### REQUIREMENT:
Look over the lines below. Report each one that includes the string "drawn".
===== THE INPUT =====
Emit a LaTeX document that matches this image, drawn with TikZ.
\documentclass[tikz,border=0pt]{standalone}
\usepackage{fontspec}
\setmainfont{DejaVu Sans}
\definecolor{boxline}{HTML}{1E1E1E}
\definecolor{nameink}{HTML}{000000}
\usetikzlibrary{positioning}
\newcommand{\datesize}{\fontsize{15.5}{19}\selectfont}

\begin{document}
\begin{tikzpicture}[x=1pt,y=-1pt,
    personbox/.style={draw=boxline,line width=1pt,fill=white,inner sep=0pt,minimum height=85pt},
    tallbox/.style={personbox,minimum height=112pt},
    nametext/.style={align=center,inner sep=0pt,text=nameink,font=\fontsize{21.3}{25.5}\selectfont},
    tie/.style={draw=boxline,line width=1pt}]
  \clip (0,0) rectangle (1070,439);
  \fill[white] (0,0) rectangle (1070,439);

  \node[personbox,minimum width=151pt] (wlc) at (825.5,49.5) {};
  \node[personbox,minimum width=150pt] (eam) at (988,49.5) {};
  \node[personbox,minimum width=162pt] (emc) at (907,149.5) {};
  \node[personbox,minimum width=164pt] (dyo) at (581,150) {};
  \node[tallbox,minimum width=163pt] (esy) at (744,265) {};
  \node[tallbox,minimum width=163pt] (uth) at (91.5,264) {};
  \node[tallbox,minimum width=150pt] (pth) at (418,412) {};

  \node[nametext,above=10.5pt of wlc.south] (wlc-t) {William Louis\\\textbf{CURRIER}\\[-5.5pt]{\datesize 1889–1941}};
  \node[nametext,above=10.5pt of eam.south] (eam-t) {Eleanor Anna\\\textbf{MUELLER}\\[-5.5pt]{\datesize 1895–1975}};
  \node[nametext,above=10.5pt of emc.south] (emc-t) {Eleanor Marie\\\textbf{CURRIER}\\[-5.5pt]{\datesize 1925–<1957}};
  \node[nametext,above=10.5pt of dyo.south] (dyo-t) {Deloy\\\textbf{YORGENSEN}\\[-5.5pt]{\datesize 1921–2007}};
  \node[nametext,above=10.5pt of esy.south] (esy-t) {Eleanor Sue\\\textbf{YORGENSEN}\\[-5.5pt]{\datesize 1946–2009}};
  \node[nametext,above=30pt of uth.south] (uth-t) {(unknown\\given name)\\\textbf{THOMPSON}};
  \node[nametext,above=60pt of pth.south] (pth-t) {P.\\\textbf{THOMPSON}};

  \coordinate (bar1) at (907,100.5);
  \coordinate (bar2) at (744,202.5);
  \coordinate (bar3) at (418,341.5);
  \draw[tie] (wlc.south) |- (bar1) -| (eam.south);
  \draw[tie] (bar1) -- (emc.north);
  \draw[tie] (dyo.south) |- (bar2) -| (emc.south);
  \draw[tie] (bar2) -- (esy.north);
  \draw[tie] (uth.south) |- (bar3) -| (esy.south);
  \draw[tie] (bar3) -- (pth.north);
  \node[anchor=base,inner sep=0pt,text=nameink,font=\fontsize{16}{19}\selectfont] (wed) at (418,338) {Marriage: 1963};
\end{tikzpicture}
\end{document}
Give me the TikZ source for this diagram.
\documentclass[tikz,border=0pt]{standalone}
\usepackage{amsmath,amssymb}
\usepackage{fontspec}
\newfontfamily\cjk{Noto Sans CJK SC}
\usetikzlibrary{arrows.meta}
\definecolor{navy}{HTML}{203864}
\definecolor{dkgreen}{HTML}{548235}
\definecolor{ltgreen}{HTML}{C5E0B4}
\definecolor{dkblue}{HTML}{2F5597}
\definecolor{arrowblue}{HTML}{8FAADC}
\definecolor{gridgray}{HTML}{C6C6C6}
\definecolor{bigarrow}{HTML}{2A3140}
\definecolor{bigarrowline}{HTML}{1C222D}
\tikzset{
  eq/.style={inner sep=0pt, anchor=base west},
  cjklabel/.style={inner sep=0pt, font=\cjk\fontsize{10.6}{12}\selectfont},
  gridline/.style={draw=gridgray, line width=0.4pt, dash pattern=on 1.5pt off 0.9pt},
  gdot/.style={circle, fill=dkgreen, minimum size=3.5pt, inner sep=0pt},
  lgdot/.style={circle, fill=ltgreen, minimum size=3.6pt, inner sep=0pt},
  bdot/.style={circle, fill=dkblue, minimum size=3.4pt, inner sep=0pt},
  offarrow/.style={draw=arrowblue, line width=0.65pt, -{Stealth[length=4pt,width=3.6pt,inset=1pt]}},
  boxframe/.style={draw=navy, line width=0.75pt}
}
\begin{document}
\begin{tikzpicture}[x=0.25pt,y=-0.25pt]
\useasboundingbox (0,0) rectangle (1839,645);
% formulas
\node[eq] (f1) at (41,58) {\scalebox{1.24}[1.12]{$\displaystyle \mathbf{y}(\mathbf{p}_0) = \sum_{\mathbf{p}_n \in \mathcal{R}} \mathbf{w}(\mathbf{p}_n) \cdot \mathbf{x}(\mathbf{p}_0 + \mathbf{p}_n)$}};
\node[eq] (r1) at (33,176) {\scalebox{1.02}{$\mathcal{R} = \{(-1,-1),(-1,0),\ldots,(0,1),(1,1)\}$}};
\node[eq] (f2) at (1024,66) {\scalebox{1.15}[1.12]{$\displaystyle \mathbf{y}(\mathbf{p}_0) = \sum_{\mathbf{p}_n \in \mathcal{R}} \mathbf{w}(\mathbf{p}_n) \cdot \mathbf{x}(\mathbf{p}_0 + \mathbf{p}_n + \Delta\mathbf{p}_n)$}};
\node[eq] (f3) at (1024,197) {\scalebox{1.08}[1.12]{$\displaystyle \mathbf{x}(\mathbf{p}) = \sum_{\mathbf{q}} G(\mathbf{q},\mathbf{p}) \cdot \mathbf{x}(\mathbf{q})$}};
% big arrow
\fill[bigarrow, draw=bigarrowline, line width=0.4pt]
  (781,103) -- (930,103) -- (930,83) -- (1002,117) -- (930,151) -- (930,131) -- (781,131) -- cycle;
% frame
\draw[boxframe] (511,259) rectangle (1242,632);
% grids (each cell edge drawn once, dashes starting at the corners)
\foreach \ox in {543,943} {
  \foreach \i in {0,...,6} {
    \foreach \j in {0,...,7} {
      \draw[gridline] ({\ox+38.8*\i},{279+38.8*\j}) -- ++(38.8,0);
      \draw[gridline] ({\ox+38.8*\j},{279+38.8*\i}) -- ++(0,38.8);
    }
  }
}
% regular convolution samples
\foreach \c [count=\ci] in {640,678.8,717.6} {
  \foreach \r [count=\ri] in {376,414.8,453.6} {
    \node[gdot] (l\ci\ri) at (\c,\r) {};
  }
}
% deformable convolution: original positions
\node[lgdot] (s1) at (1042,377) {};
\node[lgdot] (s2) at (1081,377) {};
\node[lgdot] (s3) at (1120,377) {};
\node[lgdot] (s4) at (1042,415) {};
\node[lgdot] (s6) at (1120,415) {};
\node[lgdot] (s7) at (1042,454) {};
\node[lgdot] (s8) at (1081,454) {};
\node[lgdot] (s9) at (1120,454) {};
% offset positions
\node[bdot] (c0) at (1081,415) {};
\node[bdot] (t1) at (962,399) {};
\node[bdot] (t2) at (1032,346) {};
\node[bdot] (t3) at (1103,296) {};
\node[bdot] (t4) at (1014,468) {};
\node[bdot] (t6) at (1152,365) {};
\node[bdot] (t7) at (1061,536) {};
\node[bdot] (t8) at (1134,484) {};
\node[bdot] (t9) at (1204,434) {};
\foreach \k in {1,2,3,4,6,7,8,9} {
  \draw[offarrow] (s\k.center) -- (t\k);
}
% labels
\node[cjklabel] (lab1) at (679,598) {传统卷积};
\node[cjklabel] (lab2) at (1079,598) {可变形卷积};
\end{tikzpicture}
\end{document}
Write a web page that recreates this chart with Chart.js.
=====
### PROBLEM SOLUTION:
Emit a LaTeX document that matches this image, drawn with TikZ.
% grids (each cell edge drawn once, dashes starting at the corners)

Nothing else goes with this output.